» What the task asks
Write the lines out again, from the top of the material to the line containing "import plotly.graph_objects as go", pictures excluded.

──────── Data block ────────

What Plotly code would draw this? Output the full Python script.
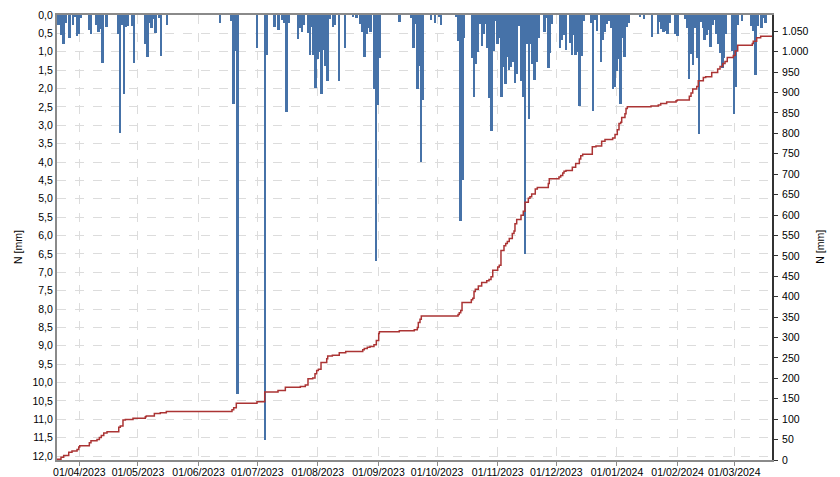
import plotly.graph_objects as go

# Niederschlag je Tag [mm] (linke Achse, nach unten)
bar_dates = [
    "2023-03-21", "2023-03-22", "2023-03-23", "2023-03-24", "2023-03-25", "2023-03-27", "2023-03-29", "2023-03-30", "2023-03-31",
    "2023-04-01", "2023-04-02", "2023-04-06", "2023-04-07", "2023-04-10", "2023-04-11", "2023-04-12", "2023-04-13", "2023-04-15",
    "2023-04-21", "2023-04-22", "2023-04-23", "2023-04-24", "2023-04-25", "2023-04-26", "2023-04-28", "2023-04-29",
    "2023-05-05", "2023-05-06", "2023-05-07", "2023-05-08", "2023-05-09", "2023-05-10", "2023-05-12", "2023-05-13", "2023-05-16",
    "2023-06-12", "2023-06-18", "2023-06-19", "2023-06-20", "2023-06-21",
    "2023-07-01", "2023-07-05", "2023-07-06", "2023-07-10", "2023-07-12", "2023-07-14", "2023-07-15", "2023-07-16", "2023-07-17",
    "2023-07-22", "2023-07-23", "2023-07-24", "2023-07-25", "2023-07-27", "2023-07-28", "2023-07-29", "2023-07-30", "2023-07-31",
    "2023-08-01", "2023-08-02", "2023-08-03", "2023-08-04", "2023-08-05", "2023-08-06", "2023-08-07", "2023-08-09", "2023-08-10",
    "2023-08-12", "2023-08-15", "2023-08-19", "2023-08-21", "2023-08-23", "2023-08-24", "2023-08-25", "2023-08-26", "2023-08-27",
    "2023-08-28", "2023-08-30", "2023-08-31",
    "2023-09-01", "2023-09-02", "2023-09-12", "2023-09-18", "2023-09-19", "2023-09-20", "2023-09-21", "2023-09-22", "2023-09-23",
    "2023-09-24", "2023-09-28", "2023-09-30",
    "2023-10-02", "2023-10-03", "2023-10-11", "2023-10-12", "2023-10-13", "2023-10-14", "2023-10-15", "2023-10-19", "2023-10-20",
    "2023-10-21", "2023-10-22", "2023-10-23", "2023-10-24", "2023-10-25", "2023-10-26", "2023-10-27", "2023-10-28", "2023-10-29",
    "2023-10-30", "2023-10-31",
    "2023-11-01", "2023-11-02", "2023-11-03", "2023-11-04", "2023-11-05", "2023-11-06", "2023-11-07", "2023-11-08", "2023-11-09",
    "2023-11-10", "2023-11-11", "2023-11-12", "2023-11-13", "2023-11-14", "2023-11-15", "2023-11-16", "2023-11-17", "2023-11-18",
    "2023-11-19", "2023-11-20", "2023-11-21", "2023-11-22", "2023-11-25", "2023-11-26", "2023-11-27", "2023-11-28", "2023-11-29",
    "2023-12-03", "2023-12-04", "2023-12-05", "2023-12-06", "2023-12-08", "2023-12-09", "2023-12-10", "2023-12-11", "2023-12-12",
    "2023-12-13", "2023-12-14", "2023-12-15", "2023-12-19", "2023-12-20", "2023-12-21", "2023-12-22", "2023-12-24", "2023-12-25",
    "2023-12-26", "2023-12-27", "2023-12-28", "2023-12-29", "2023-12-30", "2023-12-31",
    "2024-01-01", "2024-01-02", "2024-01-03", "2024-01-04", "2024-01-05", "2024-01-06", "2024-01-07", "2024-01-13", "2024-01-15",
    "2024-01-19", "2024-01-22", "2024-01-23", "2024-01-24", "2024-01-25", "2024-01-26", "2024-01-27", "2024-01-28", "2024-01-31",
    "2024-02-01", "2024-02-05", "2024-02-06", "2024-02-07", "2024-02-08", "2024-02-09", "2024-02-10", "2024-02-11", "2024-02-12",
    "2024-02-13", "2024-02-14", "2024-02-15", "2024-02-16", "2024-02-17", "2024-02-18", "2024-02-19", "2024-02-20", "2024-02-21",
    "2024-02-22", "2024-02-23", "2024-02-24", "2024-02-25", "2024-02-26", "2024-02-29",
    "2024-03-01", "2024-03-02", "2024-03-03", "2024-03-05", "2024-03-10", "2024-03-11", "2024-03-12", "2024-03-13", "2024-03-15",
    "2024-03-16", "2024-03-17",
]
bar_mm = [
    0.28, 0.28, 0.55, 0.78, 0.22, 0.62, 0.28, 0.05, 0.58,
    0.52, 0.07, 0.42, 0.53, 0.28, 0.45, 0.38, 1.30, 0.32,
    0.53, 3.20, 0.28, 2.15, 0.32, 0.30, 0.30, 1.30,
    0.80, 1.15, 0.22, 0.35, 0.10, 0.48, 0.07, 1.12, 0.28,
    0.22, 0.15, 2.42, 0.98, 10.30,
    0.90, 11.55, 1.10, 0.33, 0.41, 0.13, 0.21, 2.65, 0.21,
    0.64, 0.34, 0.46, 0.28, 0.49, 1.10, 0.33, 1.10, 1.98,
    1.20, 1.00, 2.14, 0.96, 1.40, 1.80, 0.10, 0.33, 0.28,
    1.80, 0.89, 0.06, 0.08, 0.24, 0.46, 1.13, 0.52, 0.36,
    0.46, 2.00, 6.70,
    2.46, 1.16, 0.18, 0.09, 0.89, 0.24, 2.00, 1.40, 4.00,
    2.30, 0.13, 0.22,
    0.06, 0.27, 0.04, 0.71, 5.60, 4.50, 0.62, 1.16, 2.22,
    1.33, 1.00, 0.25, 0.85, 0.52, 0.25, 0.89, 2.27, 3.16,
    0.97, 0.15,
    0.79, 0.62, 2.24, 1.41, 1.87, 1.13, 1.50, 1.41, 1.27,
    1.85, 1.60, 0.31, 1.80, 2.24, 6.50, 0.79, 2.83, 0.80,
    1.33, 1.76, 1.27, 0.62, 0.46, 0.09, 1.44, 1.03, 0.24,
    0.91, 0.67, 0.55, 0.96, 0.75, 1.09, 0.55, 1.09, 1.00,
    2.47, 1.11, 0.16, 0.22, 2.62, 0.13, 0.44, 1.29, 0.69,
    0.46, 0.25, 0.16, 0.36, 2.00, 1.96,
    1.51, 1.20, 2.42, 0.62, 1.13, 0.33, 0.22, 0.06, 0.10,
    0.60, 0.52, 0.20, 0.38, 0.46, 0.44, 0.53, 0.22, 0.53,
    0.58, 0.10, 0.36, 1.74, 1.05, 1.36, 0.36, 1.18, 3.25,
    0.18, 0.36, 0.69, 0.55, 0.41, 0.87, 0.27, 0.13, 0.53,
    0.79, 1.03, 1.44, 1.18, 0.53, 0.97,
    2.69, 1.96, 0.27, 0.16, 0.31, 0.44, 1.62, 0.31, 0.36,
    0.09, 0.22,
]

# Summenlinie [mm] (rechte Achse)
sum_times = [
    "2023-03-20 14:00", "2023-03-22 15:00", "2023-03-24 00:00", "2023-03-26 14:00", "2023-03-28 06:00", "2023-03-30 20:00",
    "2023-03-31 17:00", "2023-04-01 05:00", "2023-04-06 03:00", "2023-04-06 23:00", "2023-04-10 01:00", "2023-04-11 06:00",
    "2023-04-12 06:00", "2023-04-13 12:00", "2023-04-15 04:00", "2023-04-21 04:00", "2023-04-21 23:00", "2023-04-23 08:00",
    "2023-04-24 13:00", "2023-04-28 11:00", "2023-05-04 18:00", "2023-05-05 06:00", "2023-05-09 09:00", "2023-05-12 10:00",
    "2023-05-15 12:00", "2023-06-18 02:00", "2023-06-18 23:00", "2023-06-20 07:00", "2023-06-30 21:00", "2023-07-04 20:00",
    "2023-07-11 15:00", "2023-07-15 09:00", "2023-07-23 01:00", "2023-07-25 14:00", "2023-07-26 23:00", "2023-07-29 09:00",
    "2023-07-30 13:00", "2023-07-31 10:00", "2023-08-01 06:00", "2023-08-02 15:00", "2023-08-05 13:00", "2023-08-06 01:00",
    "2023-08-08 10:00", "2023-08-11 23:00", "2023-08-15 06:00", "2023-08-23 23:00", "2023-08-24 18:00", "2023-08-26 07:00",
    "2023-08-27 16:00", "2023-08-29 17:00", "2023-08-30 22:00", "2023-09-01 03:00", "2023-09-01 11:00", "2023-09-11 16:00",
    "2023-09-19 08:00", "2023-09-20 21:00", "2023-09-21 09:00", "2023-09-22 06:00", "2023-09-22 22:00", "2023-10-11 17:00",
    "2023-10-12 08:00", "2023-10-13 02:00", "2023-10-13 18:00", "2023-10-18 12:00", "2023-10-19 05:00", "2023-10-19 21:00",
    "2023-10-20 13:00", "2023-10-22 02:00", "2023-10-23 19:00", "2023-10-26 09:00", "2023-10-27 13:00", "2023-10-28 14:00",
    "2023-10-29 11:00", "2023-11-01 00:00", "2023-11-01 19:00", "2023-11-02 16:00", "2023-11-04 05:00", "2023-11-05 02:00",
    "2023-11-05 22:00", "2023-11-06 22:00", "2023-11-08 11:00", "2023-11-09 08:00", "2023-11-09 20:00", "2023-11-10 17:00",
    "2023-11-12 22:00", "2023-11-14 02:00", "2023-11-14 23:00", "2023-11-16 16:00", "2023-11-17 12:00", "2023-11-18 09:00",
    "2023-11-20 05:00", "2023-11-21 06:00", "2023-11-26 21:00", "2023-11-27 09:00", "2023-12-02 08:00", "2023-12-03 05:00",
    "2023-12-04 06:00", "2023-12-04 22:00", "2023-12-05 22:00", "2023-12-09 04:00", "2023-12-10 21:00", "2023-12-12 18:00",
    "2023-12-13 11:00", "2023-12-14 11:00", "2023-12-19 09:00", "2023-12-21 06:00", "2023-12-24 04:00", "2023-12-25 21:00",
    "2023-12-29 19:00", "2023-12-31 00:00", "2024-01-01 04:00", "2024-01-02 01:00", "2024-01-02 22:00", "2024-01-03 10:00",
    "2024-01-05 02:00", "2024-01-05 15:00", "2024-01-06 07:00", "2024-01-18 10:00", "2024-01-22 03:00", "2024-01-23 09:00",
    "2024-01-26 10:00", "2024-01-31 05:00", "2024-01-31 20:00", "2024-02-07 00:00", "2024-02-07 21:00", "2024-02-08 18:00",
    "2024-02-10 19:00", "2024-02-11 14:00", "2024-02-14 04:00", "2024-02-15 09:00", "2024-02-18 11:00", "2024-02-21 12:00",
    "2024-02-22 17:00", "2024-02-24 02:00", "2024-02-25 06:00", "2024-02-26 10:00", "2024-02-29 12:00", "2024-03-01 12:00",
    "2024-03-02 18:00", "2024-03-10 05:00", "2024-03-10 17:00", "2024-03-12 11:00", "2024-03-14 12:00", "2024-03-20 07:00",
]
sum_mm = [
    2, 6.5, 11, 19, 22, 26,
    32, 35, 42, 47, 50, 55,
    60, 66, 69, 80, 83, 98,
    99, 102, 106, 108, 114, 116,
    118.5, 123, 128, 139, 142.6, 166.6,
    170, 178, 180, 183.5, 199, 201,
    211, 219, 222, 239, 248, 255,
    256.5, 263, 266, 270, 273, 276,
    278, 282, 292.5, 310, 314, 316.5,
    319, 324.5, 336.5, 344.5, 352.6, 356.5,
    360.6, 366, 386, 392.6, 396, 412.8,
    418, 426, 435, 439, 442, 449,
    465, 473, 477, 513, 525, 530.6,
    535.4, 542.6, 554.6, 561, 578.6, 589,
    599.3, 609, 631.5, 641, 645, 651.5,
    663.5, 667.6, 677, 689, 693, 697,
    703, 707, 709, 717, 726, 737,
    745, 749, 767, 769, 781, 785,
    788.5, 797, 809, 824, 827, 839,
    848, 861, 865, 867, 869.5, 873,
    877, 880, 882, 891, 899, 909,
    915, 929, 937, 939, 949, 958,
    964, 971, 976, 986, 991, 1002,
    1016, 1020, 1026, 1034, 1038, 1038,
]

month_ticks = ["2023-04-01", "2023-05-01", "2023-06-01", "2023-07-01", "2023-08-01", "2023-09-01",
               "2023-10-01", "2023-11-01", "2023-12-01", "2024-01-01", "2024-02-01", "2024-03-01"]

FONT = "Liberation Sans, Arial, sans-serif"
GRID = "#dcdcdc"

fig = go.Figure()
fig.add_trace(go.Bar(x=bar_dates, y=bar_mm, width=86400000, marker=dict(color="#4672a8", line=dict(width=0)),
                     yaxis="y", showlegend=False))
fig.add_trace(go.Scatter(x=sum_times, y=sum_mm, mode="lines", line=dict(color="#ab3434", width=1.5, shape="hv"),
                         yaxis="y2", showlegend=False))

# die Seite hat 8px Rand, deshalb Ränder entsprechend verschoben
fig.update_layout(
    width=840, height=477,
    margin=dict(l=49, r=76, t=7, b=25),
    paper_bgcolor="white", plot_bgcolor="white",
    separators=",.",
    font=dict(family=FONT, size=10.5, color="#000000"),
    bargap=0,
    xaxis=dict(type="date", range=["2023-03-20 14:00", "2024-03-20 07:00"],
               tickvals=month_ticks, tickformat="%d/%m/%Y", automargin=False,
               showgrid=True, gridcolor=GRID, griddash="dash", gridwidth=1,
               showline=True, linecolor="#8a8a8a", linewidth=2, mirror=True,
               ticks="outside", ticklen=4, tickcolor="#8a8a8a", ticklabelstandoff=-3, zeroline=False),
    yaxis=dict(range=[12.107, 0], tick0=0, dtick=0.5, tickformat=".1f", automargin=False,
               showgrid=True, gridcolor=GRID, griddash="dash", gridwidth=1,
               showline=True, linecolor="#8a8a8a", linewidth=2, ticklabeloverflow="allow",
               ticks="", zeroline=False),
    yaxis2=dict(overlaying="y", side="right", range=[0, 1090], tick0=0, dtick=50, tickformat=",d",
                automargin=False, showgrid=False, showline=True, linecolor="#333333", linewidth=2,
                ticks="outside", ticklen=4, tickcolor="#333333", ticklabelstandoff=2, zeroline=False),
    annotations=[
        dict(text="N [mm]", xref="paper", yref="paper", x=-0.0545, y=0.479, textangle=-90,
             showarrow=False, xanchor="center", yanchor="middle", font=dict(size=10.5)),
        dict(text="N [mm]", xref="paper", yref="paper", x=1.067, y=0.479, textangle=-90,
             showarrow=False, xanchor="center", yanchor="middle", font=dict(size=10.5)),
    ],
)

fig.write_html("out.html")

────────

» Exercise result
What Plotly code would draw this? Output the full Python script.
import plotly.graph_objects as go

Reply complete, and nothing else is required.